Do not let the good-looking appearance of the student body intimidate you--the people I have personally talked to are beautiful inside and out. Yes, sometimes they may come across unapproachable, but take the time to make an effort and get to know them, and you'll find that the vast majority of people at Chapman are not "snooty." I myself do not come from as affluent of a background as many of my peers, and I have never been put down or excluded because I could not afford something. Even the Greek life group I am involved in makes many efforts to include as many people as possible. Chapman is great place--it's all about your attitude though.
|Dec 18 2012|| 1st Year Female --
Class 2015 |
| Chapman is a wonderful Academic setting. I can see a professor for help whenever I want to, and always have them proofread my essays before turning them. This has improved my writing significantly and has given me wonderful references for job and school applications. It has been extremely easy for me to join a plethora of extracurricular activities, such as the newspaper, radio, online magazine, and an a capella group.And yet, after three years of this kind of involvement, I have almost no one that I have met that I actually enjoy spending any time with. Not only that, but there is literally nothing to do on the weekends excluding Greek parties and dances put on by the school (which remind me way too much of High School parties). If a good and exciting social life that goes beyond drunk parties and Greek life is important to you, go somewhere else. ESPECIALLY if you don't have a car, as the city of Orange has no night life or any kind of life, excluding expensive restaurants and antique stores. If you can't afford a public school and academics are your priority/you live near friends that attend different schools, go to Chapman, as the academics are wonderful and Chapman gives you a ton of aid and scholarships. |
|Oct 29 2012|| 3rd Year Female --
Class 2014 |
| Went here for grad school so can't say I have the same experience as the undergrads or grads but it does seem to be a commuter school judging by the two big parking structures by the law school and under the football field. Speaking of parking, bidding for a space in the Argyros Lot and that other lot by the pool reeks of elitism because seriously only the richer will be able to afford it. And how the hell does that solve the parking problem?|
Beautiful campus: Well kept and maintained with that big fountain, trees & artwork. Beautiful co-eds: Some of the best-looking girls are here. Sure, a lot of them probably are stuck-up but who said you had to talk to them? Surrounding area is okay, particularly Old Town Orange circle with its shops, bars, restaurants and classic homes.

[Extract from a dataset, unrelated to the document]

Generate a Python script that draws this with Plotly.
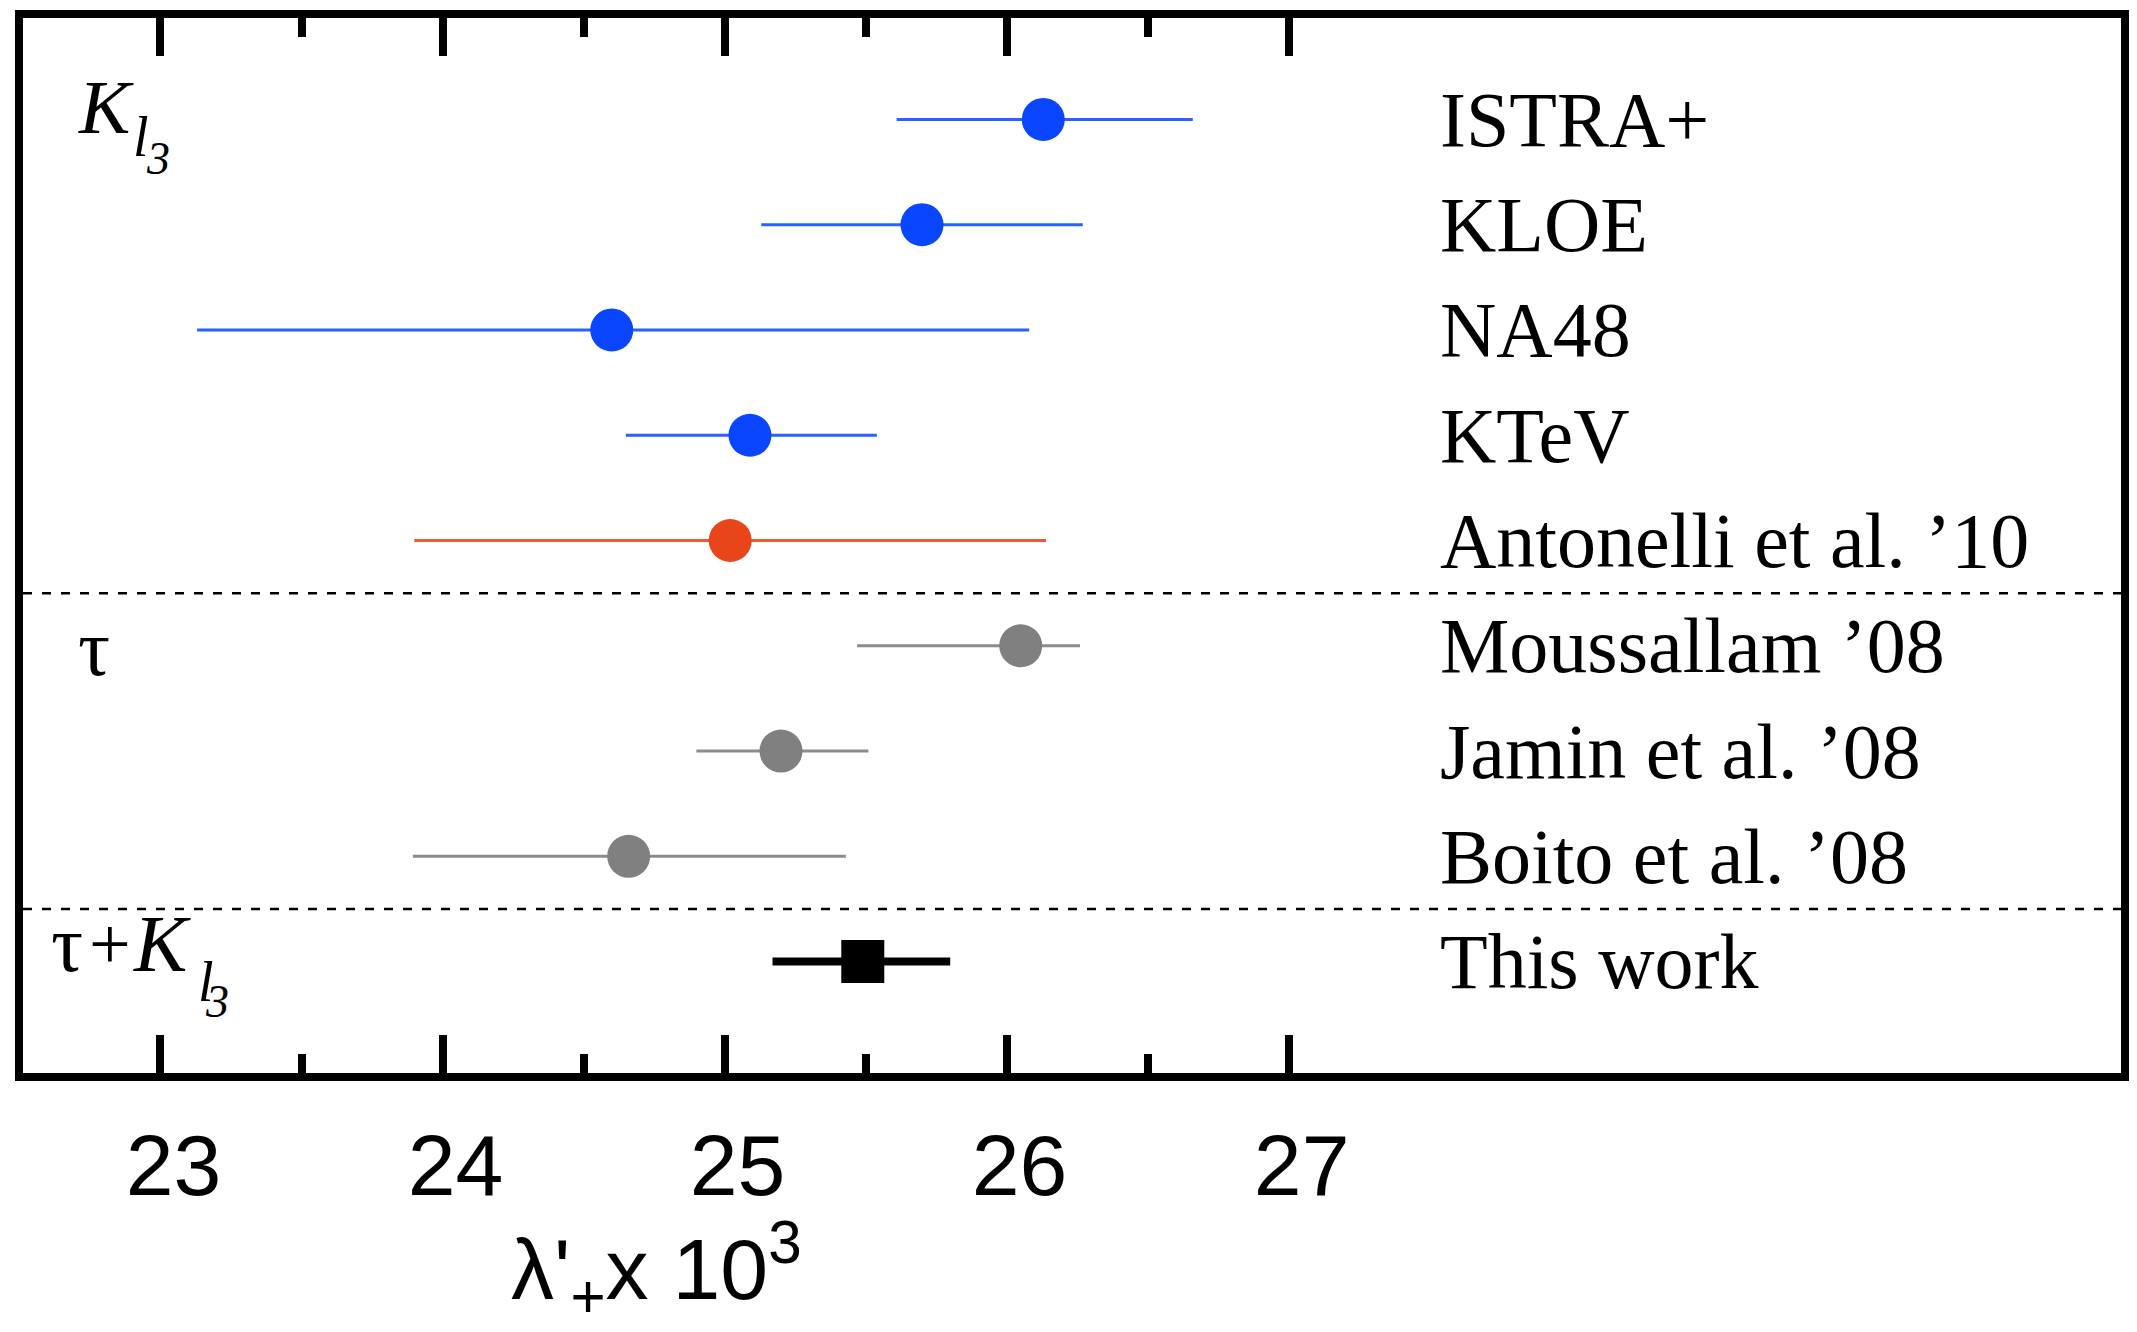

Like any other school or institution, you will have both snooty/arrogant students AND friendly/easy-going students although it does seem that there are more stuck-up students at Chapman. It's a learning experience to find out who is who and whether you want to socialize with them. I'd say it's a life-learning experience because these same people are gonna be out there in the real world.
Faculty is a mixed bag. Each professor definitely knew their stuff so teaching was quality. A few were nice and approachable while others seem to rush their meetings with you. Staff were nice and helpful. Class sizes ranged from small (7) to big (25).

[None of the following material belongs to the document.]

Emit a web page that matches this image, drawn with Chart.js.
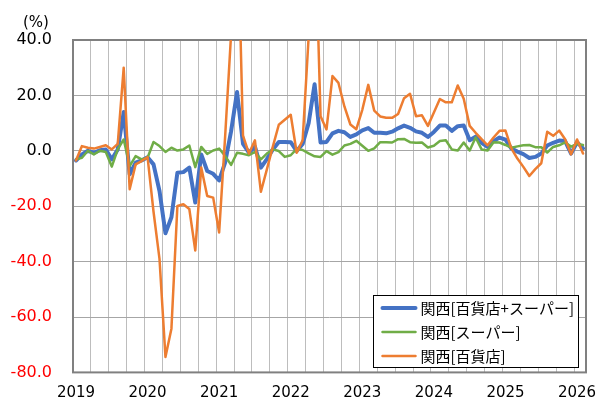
<!DOCTYPE html>
<html lang="ja">
<head>
<meta charset="utf-8">
<script src="https://cdn.jsdelivr.net/npm/chart.js@4.4.1/dist/chart.umd.min.js"></script>
<style>
  html, body { margin: 0; padding: 0; background: #fff; }
  #wrap { width: 597px; height: 403px; }
</style>
</head>
<body>
<div id="wrap"><canvas id="chart" width="597" height="403"></canvas></div>
<script>
// 年（各年1〜12月、2026年は1〜2月まで）
const years = [2019, 2020, 2021, 2022, 2023, 2024, 2025, 2026];
const lastYearMonths = 2;

const seriesNames = ['関西[百貨店+スーパー]', '関西[スーパー]', '関西[百貨店]'];

// 前年同月比 (%)
const totalSales = [
  -3.5, -1.3, 0.0, -0.7, 0.2, 0.5, -3.1, 0.5, 14.0, -8.5, -4.3, -3.5,
  -2.3, -4.9, -14.5, -29.8, -24.0, -7.9, -7.7, -6.1, -18.7, -1.3, -7.3, -8.3,
  -10.7, -4.3, 7.0, 21.2, 2.5, -0.7, 1.5, -6.1, -3.0, 0.5, 3.2, 3.2,
  3.1, -0.1, 2.5, 10.0, 24.0, 3.0, 3.2, 6.3, 7.2, 6.7, 5.0, 5.9,
  7.4, 8.2, 6.5, 6.5, 6.3, 6.9, 8.1, 9.1, 8.3, 7.0, 6.5, 5.0,
  6.8, 9.1, 9.1, 7.2, 8.9, 9.1, 3.8, 5.1, 2.9, 1.4, 3.5, 4.8,
  4.0, 0.8, -0.3, -1.2, -2.6, -2.2, -1.0, 1.9, 2.9, 3.7, 3.5, -1.0,
  3.1, 0.9
];
const superSales = [
  -3.1, -2.5, 0.0, -1.3, 0.0, -0.4, -5.7, 0.5, 4.1, -5.5, -1.9, -3.1,
  -2.5, 3.2, 1.7, -0.4, 1.1, 0.1, 0.5, 1.9, -5.9, 1.4, -1.1, 0.1,
  0.8, -1.9, -5.1, -0.7, -1.1, -1.6, -0.4, -3.1, -1.0, 0.5, -0.1, -2.2,
  -1.6, 0.7, 0.3, -0.9, -2.0, -2.2, -0.1, -1.4, -0.5, 1.9, 2.5, 3.6,
  1.8, 0.0, 0.9, 3.1, 3.1, 3.0, 4.2, 4.3, 3.1, 2.9, 3.0, 1.2,
  1.8, 3.5, 3.8, 0.5, 0.1, 3.0, 0.1, 4.8, 0.5, 0.1, 3.1, 3.0,
  2.1, 1.1, 1.6, 2.0, 2.1, 1.3, 1.3, -0.6, 1.4, 2.0, 3.0, 1.5,
  2.5, 2.1
];
const deptSales = [
  -3.5, 1.7, 1.1, 0.8, 1.4, 2.0, 0.5, 2.5, 30.0, -13.9, -4.9, -3.7,
  -2.3, -22.0, -39.0, -74.4, -64.2, -19.9, -19.3, -21.0, -36.0, -6.0, -16.3, -16.9,
  -29.5, 5.0, 42.0, 92.0, 5.5, -1.0, 3.8, -14.8, -6.7, 1.5, 9.4, 11.2,
  13.0, -0.7, 3.8, 41.0, 88.0, 12.5, 7.7, 27.0, 24.5, 16.0, 9.5, 7.8,
  14.8, 23.8, 14.5, 12.4, 11.9, 11.9, 13.3, 19.0, 20.6, 12.5, 12.8, 9.0,
  13.8, 18.7, 17.5, 17.5, 23.6, 18.8, 9.0, 6.5, 4.2, 2.0, 4.8, 7.2,
  7.3, 0.8, -2.8, -5.8, -9.1, -6.6, -4.5, 6.9, 5.4, 7.3, 4.2, -1.3,
  4.1, -1.0
];

const yTicks = [40, 20, 0, -20, -40, -60, -80];

// 月ラベル
const labels = [];
years.forEach((y, k) => {
  const n = k === years.length - 1 ? lastYearMonths : 12;
  for (let m = 1; m <= n; m++) labels.push(y + '/' + m);
});

// プロットエリアの枠
const plotFrame = {
  id: 'plotFrame',
  beforeDatasetsDraw(chart) {
    const { ctx, chartArea: a } = chart;
    ctx.save();
    ctx.strokeStyle = '#808080';
    ctx.lineWidth = 2;
    ctx.strokeRect(a.left, a.top, a.right - a.left, a.bottom - a.top);
    ctx.restore();
  },
  afterDraw(chart) {
    const { ctx } = chart;
    ctx.save();
    ctx.font = '15px "DejaVu Sans"';
    ctx.fillStyle = '#000';
    ctx.textBaseline = 'middle';
    ctx.fillText('(%)', 23, 23);
    ctx.restore();
  }
};

// 凡例（プロット内右下）
const legendBox = {
  id: 'legendBox',
  afterDatasetsDraw(chart) {
    const { ctx } = chart;
    const x = 373.5, y = 295.5, w = 205, h = 72;
    ctx.save();
    ctx.fillStyle = '#fff';
    ctx.fillRect(x, y, w, h);
    ctx.strokeStyle = '#000';
    ctx.lineWidth = 1;
    ctx.strokeRect(x, y, w, h);
    ctx.font = '15px "Noto Sans CJK JP"';
    ctx.textBaseline = 'middle';
    chart.data.datasets.forEach((ds, i) => {
      const cy = y + 12.5 + i * 24;
      ctx.strokeStyle = ds.borderColor;
      ctx.lineWidth = ds.borderWidth;
      ctx.lineCap = 'round';
      ctx.beginPath();
      ctx.moveTo(x + 9, cy);
      ctx.lineTo(x + 42, cy);
      ctx.stroke();
      ctx.fillStyle = '#000';
      ctx.fillText(ds.label, x + 47, cy);
    });
    ctx.restore();
  }
};

const lineStyle = { pointRadius: 0, tension: 0, borderJoinStyle: 'round', borderCapStyle: 'round', clip: 0 };

new Chart(document.getElementById('chart'), {
  type: 'line',
  data: {
    labels,
    datasets: [
      { label: seriesNames[0], data: totalSales, borderColor: '#4472C4', borderWidth: 4, order: 3, ...lineStyle },
      { label: seriesNames[1], data: superSales, borderColor: '#70AD47', borderWidth: 2.5, order: 2, ...lineStyle },
      { label: seriesNames[2], data: deptSales, borderColor: '#ED7D31', borderWidth: 2.5, order: 1, ...lineStyle }
    ]
  },
  options: {
    responsive: false,
    animation: false,
    layout: { padding: { top: 40, right: 11, left: 0, bottom: 0 } },
    plugins: { legend: { display: false }, tooltip: { enabled: false } },
    scales: {
      x: {
        offset: true,
        border: { display: false },
        grid: {
          offset: true,
          drawTicks: false,
          lineWidth: 1,
          color: c => (c.index % 3 === 0 ? '#bdbdbd' : 'transparent')
        },
        ticks: {
          autoSkip: false,
          maxRotation: 0,
          minRotation: 0,
          padding: 12,
          color: '#000',
          font: { family: 'DejaVu Sans', size: 15 },
          callback: (v, i) => (i % 12 === 0 ? String(years[i / 12]) : '')
        },
        afterFit: s => { s.height = 29; }
      },
      y: {
        min: Math.min(...yTicks),
        max: Math.max(...yTicks),
        border: { display: false },
        grid: { color: '#a6a6a6', lineWidth: 1, drawTicks: false },
        ticks: {
          stepSize: yTicks[0] - yTicks[1],
          padding: 21,
          font: { family: 'DejaVu Sans', size: 16 },
          color: c => (c.tick.value < 0 ? '#ff0000' : '#000'),
          callback: v => v.toFixed(1)
        },
        afterFit: s => { s.width = 73; }
      }
    }
  },
  plugins: [plotFrame, legendBox]
});
</script>
</body>
</html>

Library was okay for research but you may end up going to CSUF or UCI for more materials. Studying there was a mixed bag because sometimes it was quiet and sometimes it was not. Seriously, do people not remember the rule to stay quiet in the library? I'm not talking about the first floor (that's excusable), I'm talking the 2nd and 3rd floor. STFU!

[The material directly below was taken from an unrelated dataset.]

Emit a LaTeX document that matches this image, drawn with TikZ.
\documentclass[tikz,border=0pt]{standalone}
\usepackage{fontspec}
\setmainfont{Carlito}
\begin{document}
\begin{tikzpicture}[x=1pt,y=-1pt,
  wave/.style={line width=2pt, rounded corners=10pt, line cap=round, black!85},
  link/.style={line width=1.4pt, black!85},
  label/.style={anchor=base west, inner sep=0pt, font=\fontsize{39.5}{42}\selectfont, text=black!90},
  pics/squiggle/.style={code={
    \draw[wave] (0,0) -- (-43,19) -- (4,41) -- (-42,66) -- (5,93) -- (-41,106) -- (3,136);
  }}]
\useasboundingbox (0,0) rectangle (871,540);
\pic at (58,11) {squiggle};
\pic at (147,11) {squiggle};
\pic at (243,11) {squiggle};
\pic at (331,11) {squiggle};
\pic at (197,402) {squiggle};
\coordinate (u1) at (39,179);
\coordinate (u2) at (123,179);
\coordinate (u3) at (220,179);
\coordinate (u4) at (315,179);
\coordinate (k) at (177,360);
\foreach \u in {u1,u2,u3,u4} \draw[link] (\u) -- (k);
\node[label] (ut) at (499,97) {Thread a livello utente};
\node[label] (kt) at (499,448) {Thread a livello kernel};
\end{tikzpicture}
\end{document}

I'm amazed at how each building classrooms differ in furniture. Like in Beckman, comfy chairs and nice descending rows of long desks. In Smith or Hashinger, you're back in middle school. For a school that charges a lot for tuition, you'd think they'd upgrade some of their furniture, yeah?Overall it wasn't too bad. I'd recommend it for those who are willing to shell out more for their education and know how to deal with (or tolerate) the snooty OC/SoCal scene. Otherwise, I'd recommend other nearby schools.